If you’re in a situation where your car has been written off, maybe because it will cost more to repair than it's actually worth, you might be wondering if you can keep it and have it repaired.🤔 Whether this can be allowed or not depends on a number of factors such as which write-off category your vehicle falls under, the specifics of your insurance policy, and what the law says regarding written-off vehicles.
What an Insurance Write-Off Means
When a car has been damaged, the insurance company’s specialists will assess it to see if it’s worth repairing and whether the vehicle is still safe to drive. The damage might be caused by an accident, flooding, or fire. As a policyholder, you will need to make a claim and the insurer will then send specialists to inspect the extent of damage to the vehicle.

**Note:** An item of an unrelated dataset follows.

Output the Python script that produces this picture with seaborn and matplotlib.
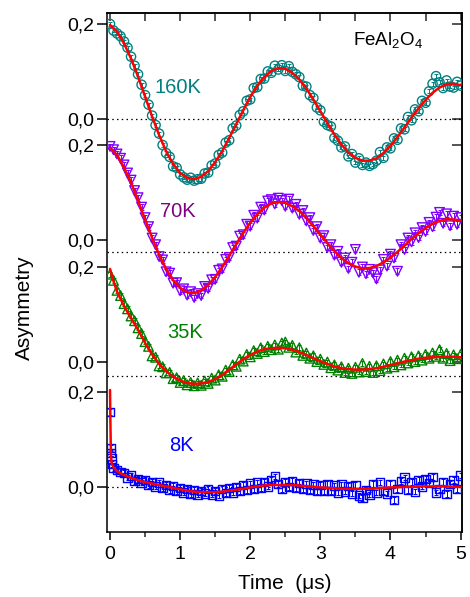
import numpy as np
import pandas as pd
import matplotlib
matplotlib.use("Agg")
import matplotlib.pyplot as plt
import seaborn as sns

# ---- data -------------------------------------------------------------
# muSR asymmetry spectra of FeAl2O4 at four temperatures
time_us = np.round(np.arange(0, 5.0001, 0.05), 2)      # histogram bins (μs)
fit_time_us = np.round(np.arange(0, 5.0001, 0.1), 1)   # fit evaluation grid

asym_160K = [0.200, 0.186, 0.180, 0.174, 0.163, 0.150, 0.131, 0.112, 0.094, 0.072,
             0.050, 0.030, 0.007, -0.013, -0.031, -0.055, -0.072, -0.080, -0.100, -0.103,
             -0.117, -0.123, -0.128, -0.124, -0.130, -0.127, -0.126, -0.115, -0.113, -0.098,
             -0.094, -0.076, -0.071, -0.050, -0.045, -0.020, -0.014, 0.008, 0.016, 0.038,
             0.041, 0.065, 0.067, 0.084, 0.085, 0.100, 0.097, 0.112, 0.104, 0.113,
             0.101, 0.111, 0.099, 0.094, 0.088, 0.070, 0.068, 0.050, 0.044, 0.024,
             0.018, -0.006, -0.013, -0.016, -0.040, -0.046, -0.060, -0.058, -0.079, -0.074,
             -0.092, -0.083, -0.097, -0.092, -0.099, -0.095, -0.088, -0.070, -0.082, -0.060,
             -0.062, -0.041, -0.044, -0.020, -0.022, 0.004, -0.003, 0.020, 0.016, 0.038,
             0.034, 0.058, 0.074, 0.090, 0.077, 0.065, 0.081, 0.068, 0.066, 0.078,
             0.070]
fit_160K = [0.198, 0.184, 0.159, 0.127, 0.089, 0.047, 0.005, -0.034, -0.068, -0.095,
            -0.114, -0.124, -0.127, -0.122, -0.110, -0.091, -0.068, -0.040, -0.011, 0.018,
            0.046, 0.070, 0.088, 0.101, 0.107, 0.106, 0.097, 0.083, 0.064, 0.041,
            0.016, -0.009, -0.033, -0.054, -0.071, -0.082, -0.088, -0.088, -0.083, -0.072,
            -0.057, -0.038, -0.018, 0.003, 0.022, 0.040, 0.055, 0.066, 0.073, 0.074,
            0.071]

asym_70K = [0.197, 0.190, 0.181, 0.172, 0.158, 0.141, 0.126, 0.104, 0.089, 0.069,
            0.047, 0.028, 0.004, -0.010, -0.035, -0.042, -0.067, -0.070, -0.091, -0.090,
            -0.107, -0.103, -0.116, -0.109, -0.121, -0.113, -0.117, -0.098, -0.102, -0.084,
            -0.083, -0.064, -0.061, -0.041, -0.037, -0.016, -0.013, 0.008, 0.011, 0.033,
            0.029, 0.052, 0.046, 0.069, 0.063, 0.082, 0.085, 0.076, 0.088, 0.083,
            0.071, 0.086, 0.067, 0.075, 0.054, 0.062, 0.040, 0.047, 0.020, 0.028,
            0.004, 0.009, -0.016, -0.010, -0.032, -0.024, -0.047, -0.038, -0.060, -0.047,
            -0.020, -0.068, -0.057, -0.071, -0.062, -0.069, -0.082, -0.063, -0.041, -0.055,
            -0.030, -0.038, -0.066, -0.010, -0.020, 0.004, -0.004, 0.015, 0.005, 0.026,
            0.018, 0.037, 0.028, 0.048, 0.058, 0.035, 0.055, 0.030, 0.050, 0.033,
            0.047]
fit_70K = [0.194, 0.179, 0.153, 0.121, 0.083, 0.043, 0.005, -0.031, -0.061, -0.085,
           -0.101, -0.110, -0.112, -0.106, -0.095, -0.078, -0.057, -0.033, -0.009, 0.015,
           0.036, 0.054, 0.068, 0.077, 0.080, 0.078, 0.071, 0.061, 0.046, 0.029,
           0.011, -0.007, -0.023, -0.038, -0.049, -0.056, -0.060, -0.059, -0.055, -0.047,
           -0.037, -0.025, -0.012, 0.002, 0.014, 0.025, 0.034, 0.040, 0.044, 0.043,
           0.041]

asym_35K = [0.185, 0.172, 0.151, 0.140, 0.123, 0.112, 0.097, 0.087, 0.072, 0.060,
            0.043, 0.033, 0.013, 0.010, -0.008, -0.010, -0.023, -0.022, -0.035, -0.033,
            -0.043, -0.039, -0.048, -0.043, -0.050, -0.044, -0.049, -0.040, -0.045, -0.034,
            -0.038, -0.027, -0.030, -0.017, -0.020, -0.006, -0.009, 0.006, 0.002, 0.016,
            0.011, 0.024, 0.018, 0.030, 0.022, 0.033, 0.026, 0.036, 0.027, 0.040,
            0.042, 0.031, 0.035, 0.021, 0.030, 0.014, 0.019, 0.008, 0.013, 0.001,
            0.006, -0.005, 0.000, -0.012, -0.006, -0.017, -0.010, -0.022, -0.013, -0.024,
            -0.011, -0.021, -0.003, -0.020, -0.009, -0.022, -0.008, -0.018, -0.004, -0.013,
            0.001, -0.010, 0.004, -0.006, 0.008, -0.002, 0.011, 0.001, 0.013, 0.004,
            0.016, 0.008, 0.019, 0.012, 0.026, 0.008, 0.018, 0.003, 0.015, 0.007,
            0.016]
fit_time_35K = np.concatenate([[0.0, 0.05], fit_time_us[1:]])
fit_35K = [0.196, 0.170, 0.148, 0.118, 0.092, 0.068, 0.040, 0.016, -0.004, -0.019, -0.031,
           -0.039, -0.044, -0.046, -0.045, -0.042, -0.036, -0.027, -0.016, -0.005, 0.006,
           0.015, 0.022, 0.027, 0.029, 0.030, 0.029, 0.026, 0.021, 0.015, 0.008,
           0.002, -0.004, -0.009, -0.013, -0.015, -0.016, -0.016, -0.015, -0.013, -0.010,
           -0.006, -0.003, 0.001, 0.004, 0.007, 0.009, 0.010, 0.011, 0.011, 0.011,
           0.010]

# 8 K: the first bins are finer to resolve the fast initial relaxation
time_8K = np.concatenate([[0.0, 0.01, 0.015, 0.02, 0.03], time_us[1:]])
asym_8K = [0.158, 0.082, 0.072, 0.060, 0.048,
           0.040, 0.036, 0.031, 0.029, 0.020, 0.024, 0.013, 0.017, 0.009, 0.014,
           0.004, 0.011, 0.001, 0.009, -0.003, 0.004, -0.006, 0.002, -0.009, -0.002,
           -0.012, -0.004, -0.015, -0.007, -0.016, -0.008, -0.014, -0.005, -0.016, -0.009,
           -0.018, -0.004, -0.013, -0.002, -0.012, 0.000, -0.008, 0.004, -0.006, 0.007,
           -0.004, 0.009, -0.003, 0.011, 0.001, 0.014, 0.022, 0.006, -0.004, 0.010,
           0.000, 0.012, -0.002, 0.008, -0.004, 0.007, -0.006, 0.005, -0.008, 0.004,
           -0.008, 0.006, -0.009, 0.003, -0.012, 0.005, -0.010, 0.002, -0.014, 0.004,
           -0.018, -0.024, -0.006, -0.016, 0.006, -0.012, 0.009, -0.008, -0.014, 0.006,
           -0.028, -0.005, 0.013, 0.020, -0.006, 0.011, -0.010, 0.015, 0.001, 0.017,
           0.008, 0.021, -0.012, -0.005, 0.010, -0.015, 0.006, 0.014, -0.004, 0.024]
fit_time_8K = np.concatenate([[0.0, 0.005, 0.01, 0.015, 0.02, 0.03, 0.05], fit_time_us[1:]])
fit_8K = [0.204, 0.140, 0.095, 0.065, 0.053, 0.047, 0.041,
          0.033, 0.025, 0.019, 0.014, 0.010, 0.007, 0.004, 0.001, -0.002,
          -0.005, -0.008, -0.010, -0.011, -0.011, -0.011, -0.010, -0.008, -0.006, -0.004,
          -0.001, 0.001, 0.003, 0.004, 0.004, 0.004, 0.004, 0.003, 0.001, 0.000,
          -0.001, -0.002, -0.003, -0.004, -0.004, -0.004, -0.004, -0.004, -0.003, -0.002,
          -0.001, -0.001, 0.000, 0.000, 0.001, 0.001, 0.001, 0.001, 0.001, 0.000,
          0.000]

labels = ["160K", "70K", "35K", "8K"]
tick_labels = ["0,0", "0,2"]

# ---- styling ----------------------------------------------------------
sns.set_theme(style="white")
plt.rcParams["font.family"] = ["Liberation Sans", "DejaVu Sans"]
plt.rcParams["mathtext.fontset"] = "custom"
plt.rcParams["mathtext.rm"] = "Liberation Sans"
plt.rcParams["mathtext.it"] = "Liberation Sans:italic"
plt.rcParams["axes.linewidth"] = 1.1
plt.rcParams["axes.edgecolor"] = "black"

series = [
    # label, t, data, fit t, fit, vertical offset, dotted baseline, marker, size, marker colour, text colour, error, text pos
    ("160K", time_us, asym_160K, fit_time_us, fit_160K, 0.775, 0.0, "o", 44, "#008080", "#008080", 0.004, (0.97, 0.842)),
    ("70K", time_us, asym_70K, fit_time_us, fit_70K, 0.520, -0.025, "v", 48, "#8000FF", "#800080", 0.006, (0.96, 0.581)),
    ("35K", time_us, asym_35K, fit_time_35K, fit_35K, 0.263, -0.029, "^", 48, "#008000", "#008000", 0.005, (1.07, 0.326)),
    ("8K", time_8K, asym_8K, fit_time_8K, fit_8K, 0.0, 0.0, "s", 36, "#0000FF", "#0000FF", 0.006, (1.02, 0.088)),
]

fig = plt.figure(figsize=(4.7, 5.97), dpi=100)
ax = fig.add_axes([107 / 470, 1 - 532 / 597, (462 - 107) / 470, (532 - 13) / 597])

yticks, yticklabels = [], []
for (name, t, y, tf, yf, off, base, mk, sz, mcol, tcol, err, tpos) in series:
    df = pd.DataFrame({"time": t, "asym": np.asarray(y) + off})
    dfit = pd.DataFrame({"time": tf, "asym": np.asarray(yf) + off})
    ax.axhline(off + base, color="black", ls=(0, (1.2, 2.6)), lw=0.9, zorder=1)
    ax.errorbar(df["time"], df["asym"], yerr=err, fmt="none", ecolor=mcol,
                elinewidth=0.7, capsize=1.2, capthick=0.7, zorder=2)
    sns.scatterplot(data=df, x="time", y="asym", ax=ax, marker=mk, s=sz,
                    facecolor="none", edgecolor=mcol, linewidth=1.0, zorder=3)
    sns.lineplot(data=dfit, x="time", y="asym", ax=ax, color="#FF0000", lw=1.8,
                 estimator=None, sort=False, zorder=4)
    ax.text(tpos[0], tpos[1], name, color=tcol, fontsize=14.5, ha="center", va="center")
    yticks += [off, off + 0.2]
    yticklabels += tick_labels

ax.text(3.46, 0.931, r"$\mathregular{FeAl_2O_4}$", fontsize=13.5, ha="left", va="baseline",
        color="black")

ax.set_xlim(-0.043, 5.02)
ax.set_ylim(-0.095, 0.998)
ax.set_xticks(range(0, 6))
ax.set_xticks(np.arange(0.5, 5.0, 1.0), minor=True)
ax.set_yticks(yticks)
ax.set_yticklabels(yticklabels)
ax.tick_params(axis="x", which="major", direction="out", length=6, width=1.1,
               labelsize=14, pad=4, bottom=True, top=False, colors="black")
ax.tick_params(axis="x", which="minor", direction="out", length=3.5, width=1.1,
               bottom=True, top=False)
ax.tick_params(axis="y", which="major", direction="out", length=7, width=1.1,
               labelsize=14, pad=2, left=True, right=False, colors="black")

top = ax.secondary_xaxis("top")
top.set_xticks(np.arange(0, 5.01, 0.5))
top.set_xticklabels([])
top.tick_params(axis="x", direction="in", length=6, width=1.1)
right = ax.secondary_yaxis("right")
right.set_yticks(yticks)
right.set_yticklabels([])
right.tick_params(axis="y", direction="in", length=7, width=1.1)

ax.set_xlabel("Time  (μs)", fontsize=15, labelpad=8, color="black")
ax.set_ylabel("Asymmetry", fontsize=15, color="black")
ax.yaxis.set_label_coords(-0.205, 0.432)

fig.savefig("out.png", dpi=100)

If the assessors deem that the cost of repairing the car is no longer practical because it costs more than the value of the vehicle, then it will be written off. When this happens, the insurer will pay you an amount equal to the vehicle’s market value. Of course, this still depends on the level of insurance you have with them so be sure to check your policy.
What are the Write-Off Categories?
There are four car insurance write-off categories – A, B, S, and N.
- Category A - cars under this category are those that have incurred significant damage. These can no longer be repaired and are no longer safe to drive. The only thing left to do would be to crush these vehicles so that no parts can be reused.
- Category B - vehicles with extensive damage but still have some salvageable parts are assigned to category B. In this case, the body of the car would have to be crushed so that it cannot be driven again. Parts that are still working can be used in other vehicles.
- Category S - if your car incurred structural damage, it can be repaired but a professional needs to be the one to carry out the work. The car can’t go back on the road until the repair work is finished.
- Category N - cars under Cat N do not have structural damage. However, they may have electrical or cosmetic damage that the insurer considered to be too costly to repair. Just like Cat S vehicles, cars under this category can be driven again once the repairs have been completed.
Can I Choose to Keep My Written-Off Car?
If your car was damaged in an accident, the common procedure is that the insurer will send assessors who will evaluate the damage. It will then be decided whether the car can be repaired or written off instead.
Whether or not you can choose to keep your written-off car depends on your insurance policy. Be sure to read it to understand your options if you’re ever in this situation. Most often though, it is up to the insurance company to decide whether:
- To have your car repaired
- Pay you, the policyholder, to have your car repaired
- Or declare your vehicle to be a total loss, write it off, and then pay you an amount equal to the car’s market value
What can I Do if My Car was Written Off?
When the insurance company decided to write off your vehicle, what happens next is that the ownership of the car gets transferred to the insurer. The policyholder receives a settlement amount and the insurance company will dispose of the damaged vehicle.
You may challenge the decision of the insurance company if you think the car can still be repaired economically. However, you have to act fast because your car might be disposed of immediately after the decision to write it off has been made.
Next Steps if You Want to Keep Your Car
But what if I want to keep my car? This is a common question among car owners. In this situation, you can actually decline the settlement offer of the insurance company and keep your vehicle.
Of course, you cannot drive it again without making the necessary repairs. But maybe you want to keep the car so you can use the parts or transform it into something else completely like decorative art.
If your car was written off as Cat N or Cat S, you may keep your vehicle. However, if it’s under category S, it’s necessary to re-register the vehicle. For both Cat N and S, you have to report the insurance write-off to the DVLA if you want to keep your car.
For Cat B vehicles, you may keep it but you are not allowed to drive it again. You may store the parts for future use, especially if they’re rare, vintage, or custom-made. It’s understandable if you want to hold on to them.
Whether you can keep your written-off vehicle depends on its car insurance write-off category. If you decide to decline the settlement offer of the insurer, you have to make sure that your vehicle gets all the necessary repairs so that it will be safe to drive it again.
Don’t forget that you are required to inform the DVLA in the event that your vehicle was written off by the insurance company. If you don’t do this, you may find yourself receiving a penalty where you need to pay a fine of £1,000.
To find out more about your specific situation, check your insurance policy or you may also consult your insurer about what your options are in case your car has been written off.